Nun hat sie doch nachgegeben. Aber klar ist auch: Die Verantwortung liegt jetzt bei den Ländern. "Wir wollen alles tun", sagt die Kanzlerin ganz allgemein, "dass wir nicht in eine Wellenbewegung kommen, rauf, runter, auf, zu." Wenn es aber doch ein drittes Mal zu Schulschließungen kommen sollte, werden die Länderchefs dafür politisch den Kopf hinhalten müssen.

Und wie groß ist diese Gefahr? Man könne zufrieden sein mit den sinkenden Fallzahlen, sagt Merkel. Aber im Aufkommen der Virus-Mutanten, insbesondere in der Form, wie sie zuerst in Großbritannien aufgetreten ist, sei auch "eine dritte Welle angelegt, die wir bekämpfen müssen". Die Mutante B.1.1.7 werde "die Oberhand gewinnen", warnt Merkel. Das alte Virus werde verschwinden. "Deshalb müssen wir weiter runter, runter, runter mit der Fallzahl."

Es habe sich ein Schwarzmarkt der Friseure entwickelt, hatte Horst Seehofer gewarnt

Über weitere Öffnungsstrategien wollen Kanzlerin und Ministerpräsidenten nun am 3. März sprechen. Dann soll auch der Handel unter bestimmten Bedingungen wieder öffnen können. Einem Berufszweig kam die Runde allerdings am Dienstag schon entgegen: den Friseuren. Vom 1. März an sollen die Salons wieder öffnen können. Innenminister Horst Seehofer hatte diese Debatte schon vor einigen Tagen angestoßen - und zwar nicht aus persönlichen Gründen, sondern mit dem Hinweis darauf, dass sich der Schwarzmarkt in dieser Branche zu einem Problem entwickelt habe, auch was die Ansteckungsgefahr betreffe.
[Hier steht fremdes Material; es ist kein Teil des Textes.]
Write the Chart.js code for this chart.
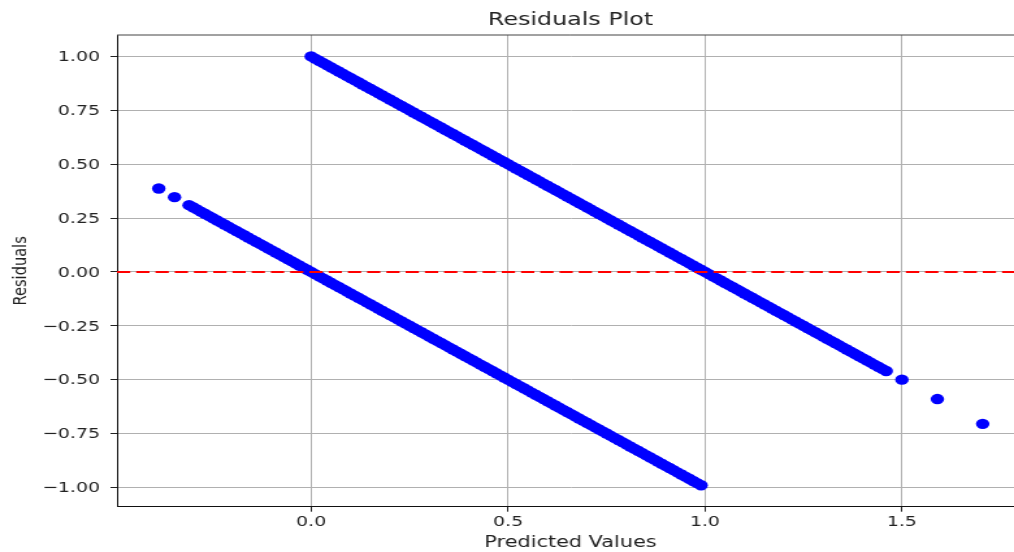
<!DOCTYPE html>
<html>
<head>
<meta charset="utf-8">
<script src="https://cdn.jsdelivr.net/npm/chart.js@4.4.1/dist/chart.umd.min.js"></script>
<style>
html,body{margin:0;padding:0;background:#fff;overflow:hidden;width:1014px;height:552px;}
#wrap{position:absolute;left:0;top:0;width:800px;height:552px;transform:scaleX(1.3);transform-origin:0 0;}
canvas{display:block;}
</style>
</head>
<body>
<div id="wrap"><canvas id="c" width="800" height="552"></canvas></div>
<script>
// ---- data ----
const chartTitle = 'Residuals Plot';
const xAxisLabel = 'Predicted Values';
const yAxisLabel = 'Residuals';

// observations with true class 0 (residual = 0 - predicted)
const lowerPred = [
  -0.387,-0.347,-0.31,
  -0.30,-0.29,-0.28,-0.27,-0.26,-0.25,-0.24,-0.23,-0.22,-0.21,
  -0.20,-0.19,-0.18,-0.17,-0.16,-0.15,-0.14,-0.13,-0.12,-0.11,
  -0.10,-0.09,-0.08,-0.07,-0.06,-0.05,-0.04,-0.03,-0.02,-0.01,
  0.00,0.01,0.02,0.03,0.04,0.05,0.06,0.07,0.08,0.09,
  0.10,0.11,0.12,0.13,0.14,0.15,0.16,0.17,0.18,0.19,
  0.20,0.21,0.22,0.23,0.24,0.25,0.26,0.27,0.28,0.29,
  0.30,0.31,0.32,0.33,0.34,0.35,0.36,0.37,0.38,0.39,
  0.40,0.41,0.42,0.43,0.44,0.45,0.46,0.47,0.48,0.49,
  0.50,0.51,0.52,0.53,0.54,0.55,0.56,0.57,0.58,0.59,
  0.60,0.61,0.62,0.63,0.64,0.65,0.66,0.67,0.68,0.69,
  0.70,0.71,0.72,0.73,0.74,0.75,0.76,0.77,0.78,0.79,
  0.80,0.81,0.82,0.83,0.84,0.85,0.86,0.87,0.88,0.89,
  0.90,0.91,0.92,0.93,0.94,0.95,0.96,0.97,0.98,0.99
];
const lowerResid = [
  0.387,0.347,0.31,
  0.30,0.29,0.28,0.27,0.26,0.25,0.24,0.23,0.22,0.21,
  0.20,0.19,0.18,0.17,0.16,0.15,0.14,0.13,0.12,0.11,
  0.10,0.09,0.08,0.07,0.06,0.05,0.04,0.03,0.02,0.01,
  0.00,-0.01,-0.02,-0.03,-0.04,-0.05,-0.06,-0.07,-0.08,-0.09,
  -0.10,-0.11,-0.12,-0.13,-0.14,-0.15,-0.16,-0.17,-0.18,-0.19,
  -0.20,-0.21,-0.22,-0.23,-0.24,-0.25,-0.26,-0.27,-0.28,-0.29,
  -0.30,-0.31,-0.32,-0.33,-0.34,-0.35,-0.36,-0.37,-0.38,-0.39,
  -0.40,-0.41,-0.42,-0.43,-0.44,-0.45,-0.46,-0.47,-0.48,-0.49,
  -0.50,-0.51,-0.52,-0.53,-0.54,-0.55,-0.56,-0.57,-0.58,-0.59,
  -0.60,-0.61,-0.62,-0.63,-0.64,-0.65,-0.66,-0.67,-0.68,-0.69,
  -0.70,-0.71,-0.72,-0.73,-0.74,-0.75,-0.76,-0.77,-0.78,-0.79,
  -0.80,-0.81,-0.82,-0.83,-0.84,-0.85,-0.86,-0.87,-0.88,-0.89,
  -0.90,-0.91,-0.92,-0.93,-0.94,-0.95,-0.96,-0.97,-0.98,-0.99
];

// observations with true class 1 (residual = 1 - predicted)
const upperPred = [
  0.00,0.01,0.02,0.03,0.04,0.05,0.06,0.07,0.08,0.09,
  0.10,0.11,0.12,0.13,0.14,0.15,0.16,0.17,0.18,0.19,
  0.20,0.21,0.22,0.23,0.24,0.25,0.26,0.27,0.28,0.29,
  0.30,0.31,0.32,0.33,0.34,0.35,0.36,0.37,0.38,0.39,
  0.40,0.41,0.42,0.43,0.44,0.45,0.46,0.47,0.48,0.49,
  0.50,0.51,0.52,0.53,0.54,0.55,0.56,0.57,0.58,0.59,
  0.60,0.61,0.62,0.63,0.64,0.65,0.66,0.67,0.68,0.69,
  0.70,0.71,0.72,0.73,0.74,0.75,0.76,0.77,0.78,0.79,
  0.80,0.81,0.82,0.83,0.84,0.85,0.86,0.87,0.88,0.89,
  0.90,0.91,0.92,0.93,0.94,0.95,0.96,0.97,0.98,0.99,
  1.00,1.01,1.02,1.03,1.04,1.05,1.06,1.07,1.08,1.09,
  1.10,1.11,1.12,1.13,1.14,1.15,1.16,1.17,1.18,1.19,
  1.20,1.21,1.22,1.23,1.24,1.25,1.26,1.27,1.28,1.29,
  1.30,1.31,1.32,1.33,1.34,1.35,1.36,1.37,1.38,1.39,
  1.40,1.41,1.42,1.43,1.44,1.45,1.46,
  1.50,1.59,1.705
];
const upperResid = [
  1.00,0.99,0.98,0.97,0.96,0.95,0.94,0.93,0.92,0.91,
  0.90,0.89,0.88,0.87,0.86,0.85,0.84,0.83,0.82,0.81,
  0.80,0.79,0.78,0.77,0.76,0.75,0.74,0.73,0.72,0.71,
  0.70,0.69,0.68,0.67,0.66,0.65,0.64,0.63,0.62,0.61,
  0.60,0.59,0.58,0.57,0.56,0.55,0.54,0.53,0.52,0.51,
  0.50,0.49,0.48,0.47,0.46,0.45,0.44,0.43,0.42,0.41,
  0.40,0.39,0.38,0.37,0.36,0.35,0.34,0.33,0.32,0.31,
  0.30,0.29,0.28,0.27,0.26,0.25,0.24,0.23,0.22,0.21,
  0.20,0.19,0.18,0.17,0.16,0.15,0.14,0.13,0.12,0.11,
  0.10,0.09,0.08,0.07,0.06,0.05,0.04,0.03,0.02,0.01,
  0.00,-0.01,-0.02,-0.03,-0.04,-0.05,-0.06,-0.07,-0.08,-0.09,
  -0.10,-0.11,-0.12,-0.13,-0.14,-0.15,-0.16,-0.17,-0.18,-0.19,
  -0.20,-0.21,-0.22,-0.23,-0.24,-0.25,-0.26,-0.27,-0.28,-0.29,
  -0.30,-0.31,-0.32,-0.33,-0.34,-0.35,-0.36,-0.37,-0.38,-0.39,
  -0.40,-0.41,-0.42,-0.43,-0.44,-0.45,-0.46,
  -0.50,-0.59,-0.705
];

const referenceY = 0;               // red dashed line
const xTickValues = [0, 0.5, 1, 1.5];
const xTickLabels = ['0.0', '0.5', '1.0', '1.5'];
const yTickValues = [-1, -0.75, -0.5, -0.25, 0, 0.25, 0.5, 0.75, 1];
const yTickLabels = ['\u22121.00', '\u22120.75', '\u22120.50', '\u22120.25', '0.00', '0.25', '0.50', '0.75', '1.00'];
const xLimits = [-0.493, 1.81];
const yLimits = [-1.0895, 1.0995];

// ---- chart ----
const FONT = "'DejaVu Sans', sans-serif";
const toPoints = (xs, ys) => xs.map((x, i) => ({x: x, y: ys[i]}));

const refLinePlugin = {
  id: 'refLine',
  afterDatasetsDraw(chart) {
    const {ctx, chartArea, scales} = chart;
    const y = scales.y.getPixelForValue(referenceY);
    ctx.save();
    ctx.beginPath();
    ctx.rect(chartArea.left, chartArea.top, chartArea.right - chartArea.left, chartArea.bottom - chartArea.top);
    ctx.clip();
    ctx.strokeStyle = '#ff0000';
    ctx.lineWidth = 1.9;
    ctx.setLineDash([10.2, 4.6]);
    ctx.beginPath();
    ctx.moveTo(chartArea.left, y);
    ctx.lineTo(chartArea.right, y);
    ctx.stroke();
    ctx.restore();
  },
  afterDraw(chart) {
    const {ctx, chartArea} = chart;
    ctx.save();
    ctx.strokeStyle = '#444';
    ctx.lineWidth = 1;
    ctx.beginPath();
    ctx.moveTo(chartArea.left, chartArea.top);
    ctx.lineTo(chartArea.right, chartArea.top);
    ctx.lineTo(chartArea.right, chartArea.bottom);
    ctx.stroke();
    ctx.restore();
  }
};

new Chart(document.getElementById('c'), {
  type: 'scatter',
  data: {
    datasets: [
      {label: 'class 0', data: toPoints(lowerPred, lowerResid),
       backgroundColor: '#0000ff', borderColor: '#0000ff', borderWidth: 0, pointRadius: 5.2, pointHoverRadius: 5.2},
      {label: 'class 1', data: toPoints(upperPred, upperResid),
       backgroundColor: '#0000ff', borderColor: '#0000ff', borderWidth: 0, pointRadius: 5.2, pointHoverRadius: 5.2}
    ]
  },
  options: {
    responsive: false,
    animation: false,
    devicePixelRatio: 1,
    layout: {padding: {left: 0, right: 12.3, top: 0, bottom: 0}},
    plugins: {
      legend: {display: false},
      tooltip: {enabled: false},
      title: {
        display: true, text: chartTitle, fullSize: false,
        color: '#222', font: {family: FONT, size: 18.3, weight: 'normal'},
        padding: {top: 9.5, bottom: 3.54}
      }
    },
    scales: {
      x: {
        type: 'linear', min: xLimits[0], max: xLimits[1],
        afterBuildTicks: s => { s.ticks = xTickValues.map(v => ({value: v})); },
        afterFit: s => { s.height = 45.3; },
        ticks: {
          autoSkip: false, maxRotation: 0, padding: 2.3, color: '#222',
          font: {family: FONT, size: 14.5},
          callback: (v, i) => xTickLabels[i]
        },
        grid: {color: '#b0b0b0', lineWidth: 1, tickColor: '#222', tickLength: 5, drawTicks: true},
        border: {display: true, color: '#111', width: 1},
        title: {display: true, text: xAxisLabel, color: '#222',
                font: {family: FONT, size: 16}, padding: {top: 0, bottom: 0}}
      },
      y: {
        type: 'linear', min: yLimits[0], max: yLimits[1],
        afterBuildTicks: s => { s.ticks = yTickValues.map(v => ({value: v})); },
        afterFit: s => { s.width = 90; },
        ticks: {
          autoSkip: false, padding: 8.1, color: '#222', labelOffset: 1,
          font: {family: FONT, size: 14.5},
          callback: (v, i) => yTickLabels[i]
        },
        grid: {color: '#b0b0b0', lineWidth: 1, tickColor: '#222', tickLength: 5, drawTicks: true},
        border: {display: true, color: '#111', width: 1},
        title: {display: true, text: yAxisLabel, color: '#222',
                font: {family: FONT, size: 14.6}, padding: {top: 7, bottom: 0}}
      }
    }
  },
  plugins: [refLinePlugin]
});
</script>
</body>
</html>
Michael Müller sagt zu dem Beschluss, vor allem Menschen, die sich nicht selbst versorgen könnten, bräuchten mit den Haaren Hilfe aus hygienischen Gründen. Markus Söder, Bayerns Regierungschef und stellvertretender Vorsitzender der Ministerpräsidentenkonferenz, geht noch weiter. Die Entscheidung habe auch mit Würde zu tun. Und dann formuliert Söder einen Satz zum Vorteil geschnittener Haare, der in seiner Bildhaftigkeit wie gemacht erscheint für die Geschichtsbücher zur Corona-Pandemie: "Es spielt eine Rolle für viele Menschen in dieser Pandemie, sich selber auch wiederzufinden."